Within the listing below, locate all lines containing the word "this". Copy each one.

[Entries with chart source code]
>> Begin
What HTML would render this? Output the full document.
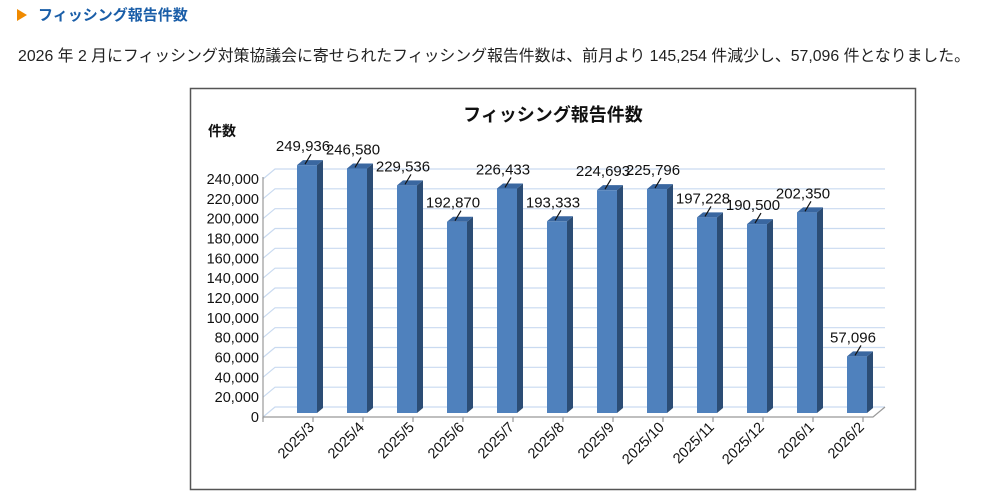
<!DOCTYPE html>
<html><head><meta charset="utf-8"><style>
body{margin:0;background:#fff;width:1000px;height:496px;overflow:hidden;font-family:"Liberation Sans","Noto Sans CJK JP",sans-serif;}
svg text{font-family:"Liberation Sans","Noto Sans CJK JP",sans-serif;}
</style></head><body>
<svg width="1000" height="496" xmlns="http://www.w3.org/2000/svg">
<polygon points="17,9 27,15 17,21" fill="#f08a00"/>
<text x="38" y="20" font-size="15" font-weight="bold" fill="#1a5ea8">フィッシング報告件数</text>
<text x="18" y="61" font-size="16" fill="#222" textLength="952" lengthAdjust="spacingAndGlyphs">2026 年 2 月にフィッシング対策協議会に寄せられたフィッシング報告件数は、前月より 145,254 件減少し、57,096 件となりました。</text>
<rect x="190.5" y="88.5" width="725" height="401" fill="#fff" stroke="#555" stroke-width="1.5"/>
<text x="553" y="121" font-size="18" font-weight="bold" text-anchor="middle" fill="#111">フィッシング報告件数</text>
<text x="208" y="136" font-size="14" font-weight="bold" fill="#111">件数</text>
<g id="grid" stroke="#c9daf0" stroke-width="1.2" fill="none"></g>
<g id="bars"></g>
<g id="labels" font-size="14" fill="#111"></g>
</svg>
<script>
var vals=[249936,246580,229536,192870,226433,193333,224693,225796,197228,190500,202350,57096];
var mon=["2025/3","2025/4","2025/5","2025/6","2025/7","2025/8","2025/9","2025/10","2025/11","2025/12","2026/1","2026/2"];
var ns="http://www.w3.org/2000/svg";
function el(p,t,a,txt){var e=document.createElementNS(ns,t);for(var k in a)e.setAttribute(k,a[k]);if(txt!=null)e.textContent=txt;p.appendChild(e);return e;}
var grid=document.getElementById('grid'),bars=document.getElementById('bars'),lab=document.getElementById('labels');
var y0=417,k=238/240000,dx=12,dy=10;
for(var i=0;i<=12;i++){var v=i*20000,y=y0-v*k;
 el(grid,'path',{d:'M263,'+y+' L'+(263+dx)+','+(y-dy)+' L885,'+(y-dy)});
 el(lab,'text',{x:259,y:y+5,'text-anchor':'end','font-size':'14.5'},v.toLocaleString('en-US'));}
el(grid,'path',{d:'M263,'+y0+' L873,'+y0+' L885,'+(y0-dy),stroke:'#999'});
el(grid,'path',{d:'M263,'+(y0+2)+' L263,'+(y0-240),stroke:'#999'});
for(var i=0;i<=12;i++){var x=263+50*i;el(grid,'path',{d:'M'+x+','+y0+' L'+x+','+(y0+5),stroke:'#999'});}
for(var i=0;i<12;i++){var cx=307+50*i,xl=cx-10,xr=cx+10,yb=y0-4,yt=yb-vals[i]*k;
 el(bars,'rect',{x:xl,y:yt,width:20,height:yb-yt,fill:'#4f81bd'});
 el(bars,'polygon',{points:xr+','+yt+' '+(xr+6)+','+(yt-5)+' '+(xr+6)+','+(yb-5)+' '+xr+','+yb,fill:'#2c4d75'});
 el(bars,'polygon',{points:xl+','+yt+' '+(xl+6)+','+(yt-5)+' '+(xr+6)+','+(yt-5)+' '+xr+','+yt,fill:'#3a67a0'});
 var ly=yt-14;
 el(lab,'text',{x:cx-4,y:ly,'text-anchor':'middle','font-size':'15'},vals[i].toLocaleString('en-US'));
 el(bars,'line',{x1:cx+4,y1:ly+3,x2:cx-2,y2:yt-1,stroke:'#111','stroke-width':1.2});
 el(lab,'text',{x:0,y:0,'text-anchor':'end',transform:'translate('+(cx+8)+',428) rotate(-45)','font-size':'14.5'},mon[i]);}
</script>
</body></html>
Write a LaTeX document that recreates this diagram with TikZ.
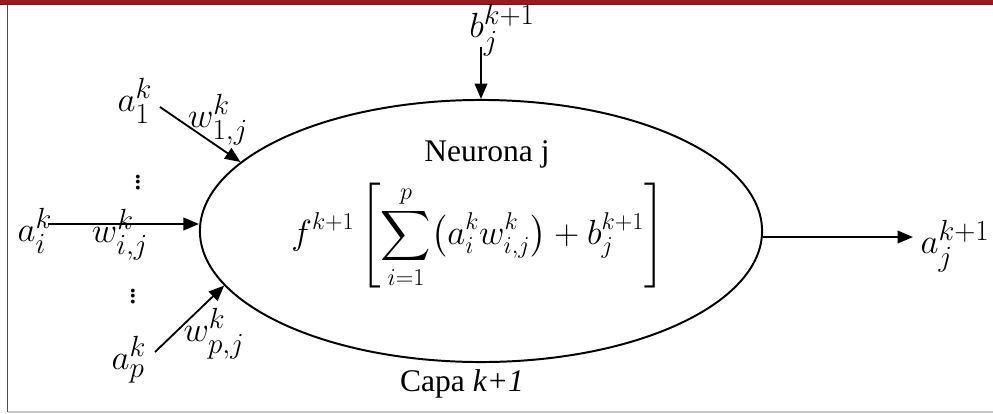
\documentclass[tikz,border=0pt]{standalone}
\usepackage{amsmath}
\usepackage{fontspec}
\setmainfont{Liberation Serif}
\usetikzlibrary{arrows.meta,shapes.geometric}
\definecolor{barred}{RGB}{155,24,34}
\definecolor{framegray}{RGB}{200,200,200}
\begin{document}
\begin{tikzpicture}[x=0.025cm,y=-0.025cm,
  arr/.style={line width=1.3pt,-{Triangle[length=11pt,width=9pt]}},
  mlab/.style={inner sep=0pt,font=\fontsize{28}{32}\selectfont},
  tlab/.style={inner sep=0pt,font=\fontsize{22.4}{26}\selectfont},
  dotlab/.style={inner sep=0pt,font=\fontsize{23}{25}\selectfont}]
\useasboundingbox (0,0) rectangle (993,414);
% frame
\fill[barred] (0,0) rectangle (993,4);
\draw[line width=0.8pt,black!80] (0,4.6) -- (993,4.6);
\draw[line width=0.8pt,black!70] (7.5,5) -- (7.5,412);
\draw[line width=0.8pt,framegray] (7.5,412) -- (993,412);
% neuron
\node[ellipse,draw,line width=1.4pt,minimum width=14.05cm,minimum height=6.55cm,inner sep=0pt] (neuron) at (481,231) {};
\node[tlab] (title) at (487,154) {Neurona j};
\node[inner sep=0pt,font=\fontsize{25}{29}\selectfont] (formula) at (478,236)
  {$\displaystyle f^{k+1}\left[\sum_{i=1}^{p}\bigl(a_i^k w_{i,j}^k\bigr)+b_j^{k+1}\right]$};
\node[tlab] (capa) at (462,384) {Capa \textit{k+1}};
% bias
\node[mlab] (b) at (502,30) {$b_j^{k+1}$};
\coordinate (bs) at (481,47);
\draw[arr] (bs) -- (neuron.north);
% input 1
\node[mlab] (a1) at (135,101) {$a_1^k$};
\node[mlab] (w1) at (218,120) {$w_{1,j}^k$};
\coordinate (s1) at (160,107);
\draw[arr] (s1) -- (neuron.164.1);
\node[dotlab] (d1) at (138,178) {$\vdots$};
% input i
\node[mlab] (ai) at (35,231) {$a_i^k$};
\node[mlab] (wi) at (120,235) {$w_{i,j}^k$};
\coordinate (si) at (48,224);
\draw[arr] (si) -- (si -| neuron.west);
\node[dotlab] (d2) at (133,292) {$\vdots$};
% input p
\node[mlab] (ap) at (129,360) {$a_p^k$};
\node[mlab] (wp) at (214,334) {$w_{p,j}^k$};
\coordinate (sp) at (155,352);
\draw[arr] (sp) -- (neuron.192.7);
% output
\coordinate (so) at (913,237);
\draw[arr] (so -| neuron.east) -- (so);
\node[mlab] (aj) at (955,246) {$a_j^{k+1}$};
\end{tikzpicture}
\end{document}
>> End
## SOLVED EXERCISE
What HTML would render this? Output the full document.
Write a LaTeX document that recreates this diagram with TikZ.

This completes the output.